▶ **Dataset content**:
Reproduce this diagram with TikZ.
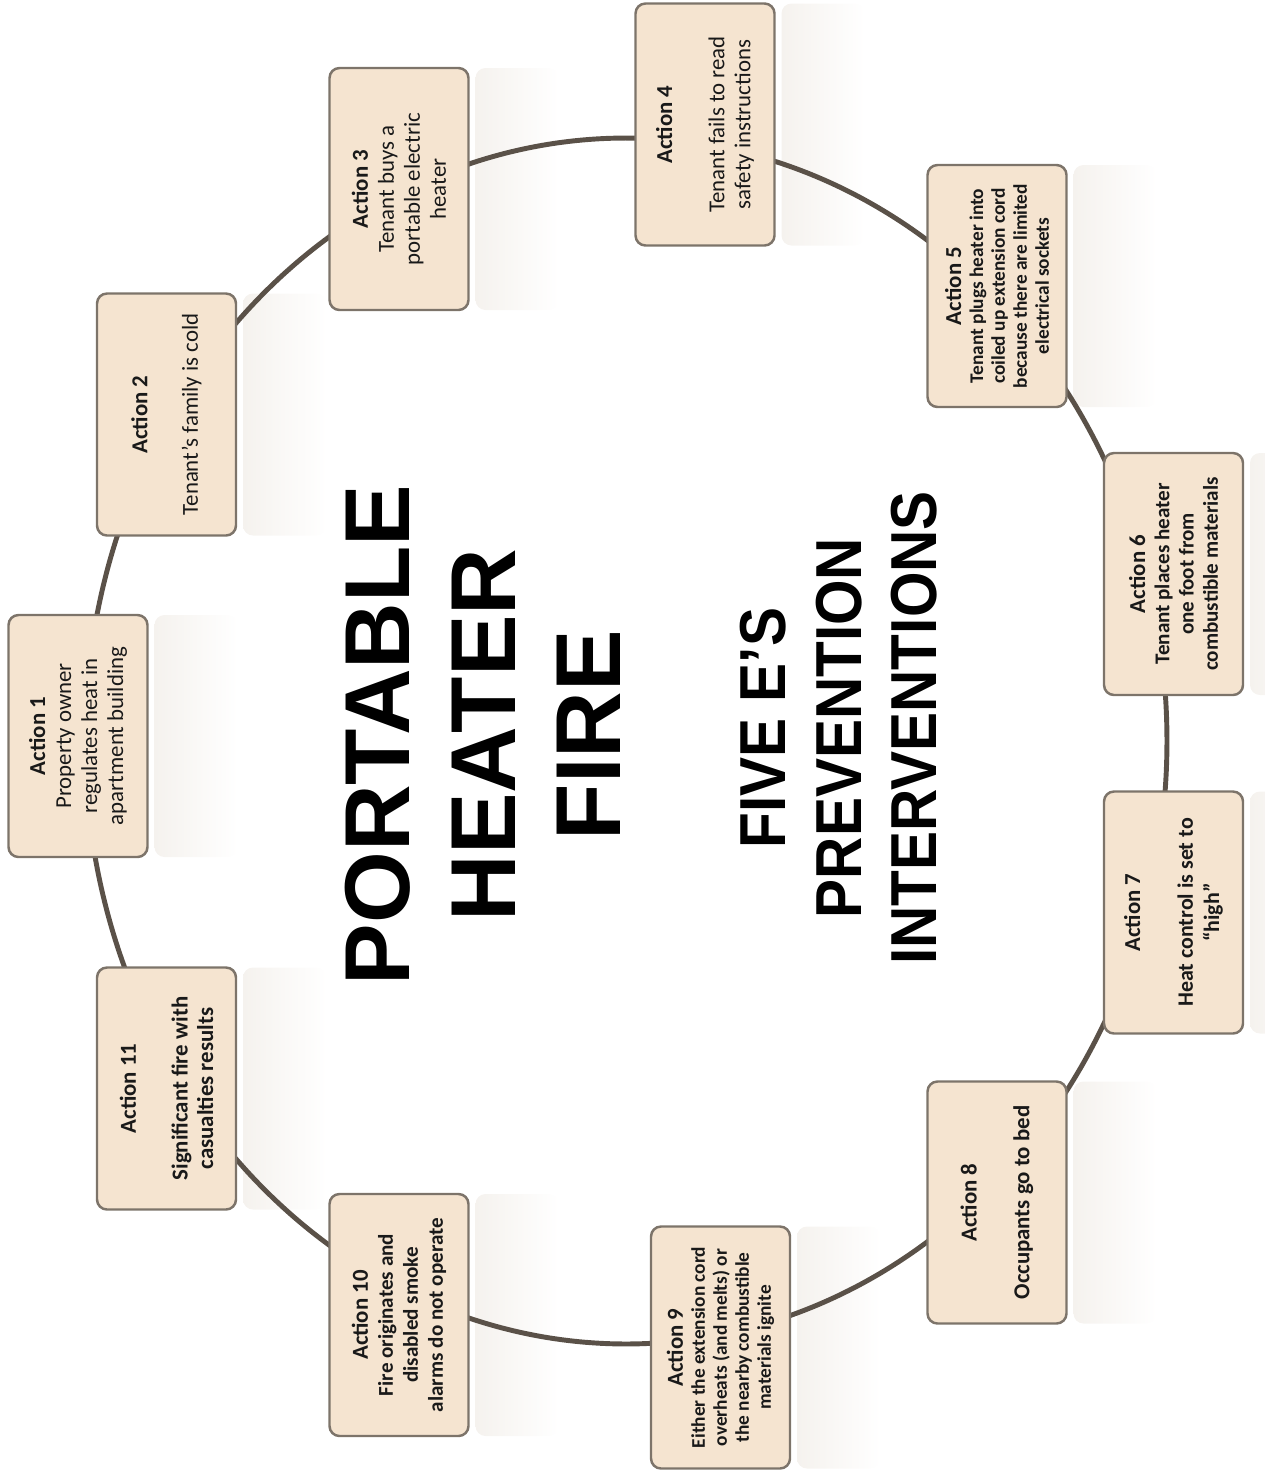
\documentclass[tikz,border=0pt]{standalone}
\usepackage{fontspec}
\setmainfont{Carlito}
\newfontfamily\heavyfont{Liberation Sans}
\newfontfamily\narrowfont[FakeStretch=0.9]{Liberation Sans}
\usetikzlibrary{calc}

\definecolor{boxfill}{HTML}{F5E4D0}
\definecolor{boxline}{HTML}{7D746A}
\definecolor{linkcol}{HTML}{5A5148}
\definecolor{reffill}{HTML}{F5F2EE}

\pgfdeclarelayer{refl}
\pgfdeclarelayer{links}
\pgfsetlayers{refl,links,main}

\tikzset{
  action/.style={rotate=90, draw=boxline, fill=boxfill, line width=1.4pt,
    rounded corners=0.2cm, minimum width=4.84cm, minimum height=2.78cm,
    inner sep=2pt, align=center, text=black!90},
  link/.style={draw=linkcol, line width=2.8pt},
  bigtitle/.style={rotate=90, align=center, inner sep=0pt, text=black}
}

\newcommand{\acttitle}[1]{{\bfseries\fontsize{13}{15}\selectfont #1}}
% box plus its faded reflection on the right
\newcommand{\actbox}[4]{%
  \node[action, font=#3] (#1) at (#2) {#4};
  \begin{pgfonlayer}{refl}
    \shade[left color=reffill, right color=white, rounded corners=0.2cm]
      ($(#1)+(1.53,-2.42)$) rectangle ($(#1)+(3.2,2.42)$);
  \end{pgfonlayer}}

\begin{document}
\begin{tikzpicture}
    \useasboundingbox (0,0) rectangle (25.28,-29.44);

    \actbox{a1}{1.56,-14.72}{\fontsize{13}{14.8}\selectfont}
      {\acttitle{Action 1}\\Property owner\\regulates heat in\\apartment building}
    \actbox{a2}{3.33,-8.29}{\fontsize{13}{14.8}\selectfont}
      {\acttitle{Action 2}\\[14pt]Tenant’s family is cold}
    \actbox{a3}{7.98,-3.78}{\fontsize{13}{14.8}\selectfont}
      {\acttitle{Action 3}\\Tenant buys a\\portable electric\\heater}
    \actbox{a4}{14.10,-2.49}{\fontsize{13}{14.8}\selectfont}
      {\acttitle{Action 4}\\[15pt]Tenant fails to read\\safety instructions}
    \actbox{a5}{19.94,-5.72}{\bfseries\fontsize{11}{12.5}\selectfont}
      {\acttitle{Action 5}\\Tenant plugs heater into\\coiled up extension cord\\because there are limited\\electrical sockets}
    \actbox{a6}{23.47,-11.48}{\bfseries\fontsize{12}{13.8}\selectfont}
      {\acttitle{Action 6}\\Tenant places heater\\one foot from\\combustible materials}
    \actbox{a7}{23.47,-18.25}{\bfseries\fontsize{12.5}{15}\selectfont}
      {\acttitle{Action 7}\\[15pt]Heat control is set to\\“high”}
    \actbox{a8}{19.94,-24.05}{\bfseries\fontsize{13}{15}\selectfont}
      {\acttitle{Action 8}\\[15pt]Occupants go to bed}
    \actbox{a9}{14.41,-26.95}{\bfseries\fontsize{11}{12.5}\selectfont}
      {\acttitle{Action 9}\\Either the extension cord\\overheats (and melts) or\\the nearby combustible\\materials ignite}
    \actbox{a10}{7.98,-26.30}{\bfseries\fontsize{12}{14.2}\selectfont}
      {\acttitle{Action 10}\\Fire originates and\\disabled smoke\\alarms do not operate}
    \actbox{a11}{3.33,-21.77}{\bfseries\fontsize{13}{14.5}\selectfont}
      {\acttitle{Action 11}\\[15pt]Significant fire with\\casualties results}

    \node[bigtitle, font=\heavyfont\bfseries\fontsize{52.5}{60}\selectfont] (heater) at (9.66,-14.7) {PORTABLE\\HEATER\\FIRE};
    \node[bigtitle, font=\narrowfont\bfseries\fontsize{37}{43}\selectfont] (fivees) at (16.78,-14.56) {FIVE E’S\\PREVENTION\\INTERVENTIONS};

    % ring points, one inside each box
    \coordinate (o) at (12.52,-14.82);
    \path (o) ++(180:10.82 and 12.06) coordinate (c1);
    \path (o) ++(147.5:10.82 and 12.06) coordinate (c2);
    \path (o) ++(114.6:10.82 and 12.06) coordinate (c3);
    \path (o) ++(81.8:10.82 and 12.06) coordinate (c4);
    \path (o) ++(47.7:10.82 and 12.06) coordinate (c5);
    \path (o) ++(15.3:10.82 and 12.06) coordinate (c6);
    \path (o) ++(-15.7:10.82 and 12.06) coordinate (c7);
    \path (o) ++(-48.1:10.82 and 12.06) coordinate (c8);
    \path (o) ++(-80.2:10.82 and 12.06) coordinate (c9);
    \path (o) ++(-113.8:10.82 and 12.06) coordinate (c10);
    \path (o) ++(-145.9:10.82 and 12.06) coordinate (c11);

    \begin{pgfonlayer}{links}
    \draw[link] (c1) arc[start angle=180, end angle=147.5, x radius=10.82, y radius=12.06];
    \draw[link] (c2) arc[start angle=147.5, end angle=114.6, x radius=10.82, y radius=12.06];
    \draw[link] (c3) arc[start angle=114.6, end angle=81.8, x radius=10.82, y radius=12.06];
    \draw[link] (c4) arc[start angle=81.8, end angle=47.7, x radius=10.82, y radius=12.06];
    \draw[link] (c5) arc[start angle=47.7, end angle=15.3, x radius=10.82, y radius=12.06];
    \draw[link] (c6) arc[start angle=15.3, end angle=-15.7, x radius=10.82, y radius=12.06];
    \draw[link] (c7) arc[start angle=-15.7, end angle=-48.1, x radius=10.82, y radius=12.06];
    \draw[link] (c8) arc[start angle=-48.1, end angle=-80.2, x radius=10.82, y radius=12.06];
    \draw[link] (c9) arc[start angle=-80.2, end angle=-113.8, x radius=10.82, y radius=12.06];
    \draw[link] (c10) arc[start angle=-113.8, end angle=-145.9, x radius=10.82, y radius=12.06];
    \draw[link] (c11) arc[start angle=-145.9, end angle=-180, x radius=10.82, y radius=12.06];
    \end{pgfonlayer}
\end{tikzpicture}
\end{document}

▶ **Task to complete**:
Out of the material above, gather each line where "with" appears.

▶ **Exercise output**:
Reproduce this diagram with TikZ.
      {\acttitle{Action 11}\\[15pt]Significant fire with\\casualties results}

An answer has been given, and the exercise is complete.